FAQ

What is the format of the configuration file for an AWS Blu Age Compare Tool project?

The JSON format

Which operating system (OS) should the AWS Blu Age Compare Tool be run on?

Linux and Windows

Can I mix up both Binary and Flatfile in .bacmp to compare EBCDIC vs ASCII?

No, you can’t compare the two data which are not the same name and format.       
Both Binary and FlatFile comparison modes in Bluage Compare Tool have the following limitations:       
Requires matching filenames: The tool expects identical filenames in both left and right folders. It cannot compare files with different names (e.g., file.ebc vs file.asc).       
Single configuration per file: The tool applies the same processing configuration to both sides of the comparison, making it unable to handle different encoding formats simultaneously.       
No cross-format support: When different file extensions are configured, the tool searches for each filename in both folders, resulting in file not found errors.       
 

My browser got frozen while viewing comparison report contains VB with large arrays. What should I do?

Enable variable-length (VB) column aggregation in your configuration file by adding these two parameters:     
 

"isVBColumnsToAggregate": true,
"minVBOccursToAggregate": 100


This will aggregate VB fields with more than 100 occurrences into single formatted columns with lazy loading, preventing browser freezing. The HTML report will initially show 20 array elements with an "Expand" button to load more on demand.     
If you still experience performance issues, lower the minVBOccursToAggregate value to 50 or 25 to aggregate even smaller arrays.

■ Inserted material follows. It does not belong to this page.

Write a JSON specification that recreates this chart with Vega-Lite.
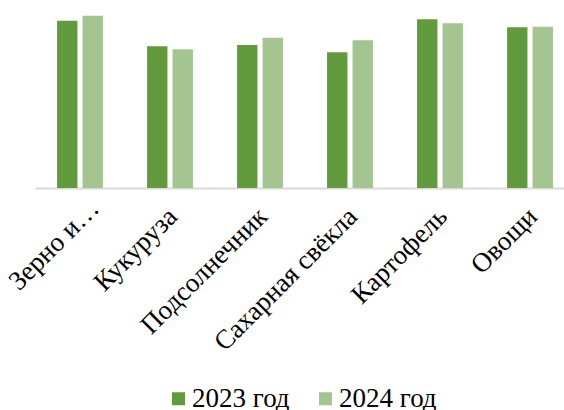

If your VB fields have fewer occurrences and don't need aggregation, set isVBColumnsToAggregate to false.     
Note: Currently this option is available only for Binary file comparison

When should I use Histogram algorithm instead of Myers diff algorithm?

Use Histogram algorithm for better performance with large files and file splitting:

{
 "compareAlgo": "Histogram",
 "splitLines": 100000,
 "splitSize": 500
}

Use Histogram when:

  • File size > 1GB
  • Using splitLines or splitSize options
  • Processing high-volume comparisons
  • Memory-constrained environments

Performance: Histogram is significantly faster than Myers for large files and handles split processing more efficiently.

How do I capture heap dumps and handle memory issues when the tool exits due to OutOfMemoryError or running for days?

Configure JVM for memory debugging:

java -Xmx32g -Xms32g \
    -XX:+UseG1GC \
    -XX:+HeapDumpOnOutOfMemoryError \
    -XX:HeapDumpPath=/tmp/heap_dump.hprof \
    -jar CompareTool.jar config.bacmp

Prevent memory issues:

{
 "compareAlgo": "Histogram",
 "splitLines": 50000,
 "splitSize": 100,
 "maximumDifferences": 1000000,
 "comparisonDataStorage": "OnDisk"
}

Memory requirements:

  • Small files (<1GB): 8GB heap
  • Medium files (1-5GB): 32GB heap
  • Large files (>5GB): 48GB heap

If Out Of Memory error occurs: Reduce splitLines and splitSize values, increase heap size, or use OnDisk storage mode.

Why do my SORT output files differ between the mainframe and the modernized application when the data content is identical?

This is a common observation across modernization projects and is caused by non-deterministic sort behavior in the IBM SORT program.

Root cause:

According to the official IBM documentation, when the EQUALS keyword is not specified in the SORT control card, the order of records with equal keys is not guaranteed. This means two successive runs of the same SORT - even on the same mainframe - may produce different orderings for records sharing the same key values. This non-determinism naturally carries over when comparing mainframe output against the modernized application's output.

See also:

How to handle this in the Compare Tool:

Use a business key that corresponds to the entire record (i.e., all fields concatenated) as the sort key for comparison. This approach ensures that:

  1. Both files (mainframe and modernized) are sorted in a fully deterministic order - since the key covers the complete record, no two records can have equal keys unless they are truly identical;
  2. The Compare Tool can then verify line-by-line that the content is indeed identical.

Recommended practice:

  • Before running a comparison, re-sort both output files using the full record as the sort key. - If your original SORT control card uses a partial key, do not rely on the relative order of equal-key records for validation purposes;
  • If preserving the original sort order matters for your business logic, consider adding the EQUALS keyword to your mainframe SORT control card to enforce stable sorting, then replicate the same behavior in the modernized application.